• _TO DO_
Return the lines below that carry the word "this".

......

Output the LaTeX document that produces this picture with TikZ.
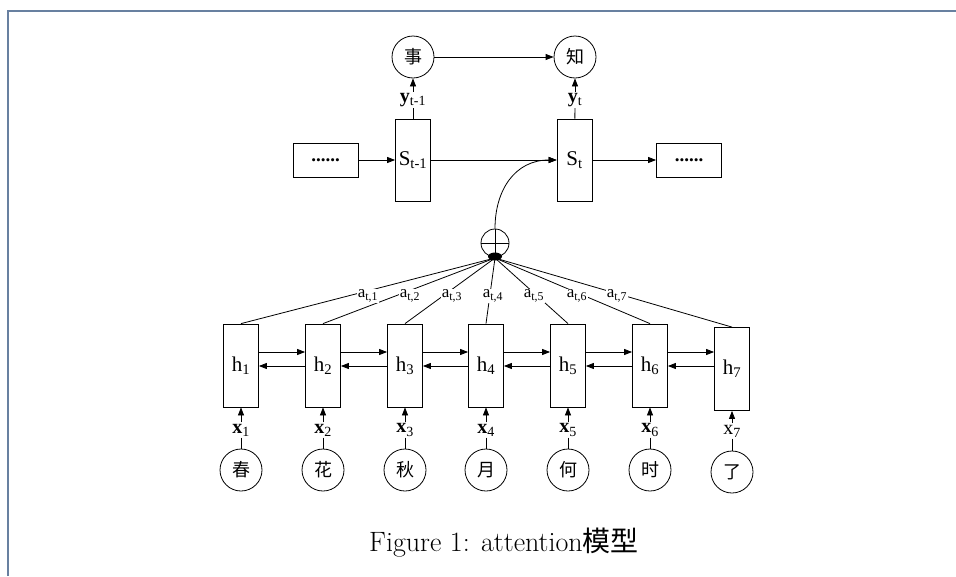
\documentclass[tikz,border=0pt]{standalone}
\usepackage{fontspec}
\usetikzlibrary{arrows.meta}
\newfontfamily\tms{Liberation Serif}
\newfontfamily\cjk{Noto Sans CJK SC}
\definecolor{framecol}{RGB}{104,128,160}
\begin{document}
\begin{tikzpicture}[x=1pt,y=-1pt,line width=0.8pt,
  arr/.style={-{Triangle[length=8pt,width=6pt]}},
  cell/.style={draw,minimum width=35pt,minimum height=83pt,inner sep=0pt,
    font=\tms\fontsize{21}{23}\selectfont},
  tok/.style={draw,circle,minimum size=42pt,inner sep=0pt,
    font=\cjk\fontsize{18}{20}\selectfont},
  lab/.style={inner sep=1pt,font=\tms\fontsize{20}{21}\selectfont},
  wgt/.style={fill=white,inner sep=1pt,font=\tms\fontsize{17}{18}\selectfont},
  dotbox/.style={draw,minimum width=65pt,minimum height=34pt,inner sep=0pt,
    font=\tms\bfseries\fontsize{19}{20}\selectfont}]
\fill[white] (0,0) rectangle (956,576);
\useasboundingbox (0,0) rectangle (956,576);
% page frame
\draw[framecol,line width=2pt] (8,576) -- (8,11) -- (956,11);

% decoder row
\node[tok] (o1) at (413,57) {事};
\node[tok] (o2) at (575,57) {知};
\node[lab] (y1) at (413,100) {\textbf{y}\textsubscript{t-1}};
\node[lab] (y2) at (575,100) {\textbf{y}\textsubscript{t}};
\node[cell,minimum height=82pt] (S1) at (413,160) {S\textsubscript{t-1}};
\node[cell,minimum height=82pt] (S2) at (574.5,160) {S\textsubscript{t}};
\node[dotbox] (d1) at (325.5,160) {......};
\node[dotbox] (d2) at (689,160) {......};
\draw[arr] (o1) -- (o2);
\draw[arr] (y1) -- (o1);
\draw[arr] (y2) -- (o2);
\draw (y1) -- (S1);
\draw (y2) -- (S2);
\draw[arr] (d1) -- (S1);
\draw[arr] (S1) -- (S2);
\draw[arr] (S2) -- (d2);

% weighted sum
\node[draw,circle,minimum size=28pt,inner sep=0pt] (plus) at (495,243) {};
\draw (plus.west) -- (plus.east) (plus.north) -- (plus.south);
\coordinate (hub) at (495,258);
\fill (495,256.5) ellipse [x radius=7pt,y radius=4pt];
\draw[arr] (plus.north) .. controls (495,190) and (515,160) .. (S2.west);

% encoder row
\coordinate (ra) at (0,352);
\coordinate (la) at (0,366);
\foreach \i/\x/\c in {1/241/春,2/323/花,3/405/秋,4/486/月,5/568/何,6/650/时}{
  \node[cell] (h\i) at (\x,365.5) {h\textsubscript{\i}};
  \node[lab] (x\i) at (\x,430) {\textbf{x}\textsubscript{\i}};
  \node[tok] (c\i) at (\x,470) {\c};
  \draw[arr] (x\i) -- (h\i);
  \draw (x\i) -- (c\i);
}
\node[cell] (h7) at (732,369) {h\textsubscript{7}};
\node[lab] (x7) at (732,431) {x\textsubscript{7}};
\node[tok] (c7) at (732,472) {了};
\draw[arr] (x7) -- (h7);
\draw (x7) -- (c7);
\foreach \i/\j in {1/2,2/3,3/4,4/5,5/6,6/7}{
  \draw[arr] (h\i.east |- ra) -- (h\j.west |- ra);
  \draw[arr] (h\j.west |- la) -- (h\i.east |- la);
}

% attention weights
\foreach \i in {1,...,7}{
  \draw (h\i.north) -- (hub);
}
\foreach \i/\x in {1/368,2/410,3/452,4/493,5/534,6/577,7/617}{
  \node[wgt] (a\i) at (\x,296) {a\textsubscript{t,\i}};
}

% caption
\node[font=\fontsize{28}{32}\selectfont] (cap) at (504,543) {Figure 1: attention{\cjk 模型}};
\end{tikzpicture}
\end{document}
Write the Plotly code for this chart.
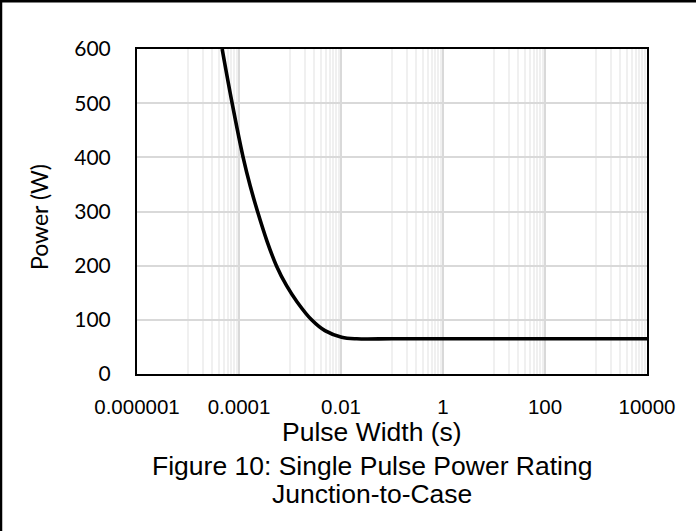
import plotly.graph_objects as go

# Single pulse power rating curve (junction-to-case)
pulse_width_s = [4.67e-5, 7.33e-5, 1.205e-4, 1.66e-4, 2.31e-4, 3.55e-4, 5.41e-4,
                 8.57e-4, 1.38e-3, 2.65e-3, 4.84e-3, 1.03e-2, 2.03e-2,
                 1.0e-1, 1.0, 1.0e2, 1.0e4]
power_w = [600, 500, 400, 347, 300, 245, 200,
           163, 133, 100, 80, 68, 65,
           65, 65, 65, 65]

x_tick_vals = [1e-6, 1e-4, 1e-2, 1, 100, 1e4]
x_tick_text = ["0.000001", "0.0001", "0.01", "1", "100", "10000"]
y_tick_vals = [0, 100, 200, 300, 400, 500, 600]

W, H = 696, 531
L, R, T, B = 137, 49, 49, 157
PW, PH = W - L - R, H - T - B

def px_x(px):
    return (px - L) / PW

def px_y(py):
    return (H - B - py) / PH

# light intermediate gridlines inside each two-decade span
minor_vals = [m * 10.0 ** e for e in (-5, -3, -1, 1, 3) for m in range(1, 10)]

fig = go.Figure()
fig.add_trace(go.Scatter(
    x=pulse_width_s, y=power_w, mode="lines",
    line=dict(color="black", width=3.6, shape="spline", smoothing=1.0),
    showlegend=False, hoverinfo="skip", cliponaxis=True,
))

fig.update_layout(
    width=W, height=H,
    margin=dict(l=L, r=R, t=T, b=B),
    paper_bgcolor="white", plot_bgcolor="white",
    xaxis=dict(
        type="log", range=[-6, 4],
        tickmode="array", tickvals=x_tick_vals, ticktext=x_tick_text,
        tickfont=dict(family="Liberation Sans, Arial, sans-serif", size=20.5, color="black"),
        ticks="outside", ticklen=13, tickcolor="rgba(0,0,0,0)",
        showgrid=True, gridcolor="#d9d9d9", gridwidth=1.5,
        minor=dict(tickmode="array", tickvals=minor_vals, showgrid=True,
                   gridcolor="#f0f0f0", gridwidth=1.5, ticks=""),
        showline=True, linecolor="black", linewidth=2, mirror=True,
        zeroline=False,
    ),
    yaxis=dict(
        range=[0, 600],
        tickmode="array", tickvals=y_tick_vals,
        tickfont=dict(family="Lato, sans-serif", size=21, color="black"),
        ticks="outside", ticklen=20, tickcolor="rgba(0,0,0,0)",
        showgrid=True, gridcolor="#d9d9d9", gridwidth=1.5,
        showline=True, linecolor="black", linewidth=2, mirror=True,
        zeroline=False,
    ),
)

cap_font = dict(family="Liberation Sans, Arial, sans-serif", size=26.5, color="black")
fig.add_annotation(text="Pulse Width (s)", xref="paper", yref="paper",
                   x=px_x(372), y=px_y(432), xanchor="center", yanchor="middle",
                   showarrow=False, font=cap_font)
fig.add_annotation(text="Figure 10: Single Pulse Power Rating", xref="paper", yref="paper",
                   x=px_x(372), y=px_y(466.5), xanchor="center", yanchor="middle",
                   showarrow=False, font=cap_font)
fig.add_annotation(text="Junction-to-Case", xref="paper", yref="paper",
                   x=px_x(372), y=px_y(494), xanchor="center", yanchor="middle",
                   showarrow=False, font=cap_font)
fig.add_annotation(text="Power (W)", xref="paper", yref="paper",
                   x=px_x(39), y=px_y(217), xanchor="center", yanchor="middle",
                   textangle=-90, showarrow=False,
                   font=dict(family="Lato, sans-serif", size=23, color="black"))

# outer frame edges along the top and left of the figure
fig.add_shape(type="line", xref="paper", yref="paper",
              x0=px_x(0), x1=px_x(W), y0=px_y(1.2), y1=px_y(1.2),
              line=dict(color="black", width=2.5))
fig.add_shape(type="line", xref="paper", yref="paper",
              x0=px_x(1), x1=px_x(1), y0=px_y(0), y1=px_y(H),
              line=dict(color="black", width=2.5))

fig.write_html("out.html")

......

• _FULL RESPONSE_
Output the LaTeX document that produces this picture with TikZ.
Write the Plotly code for this chart.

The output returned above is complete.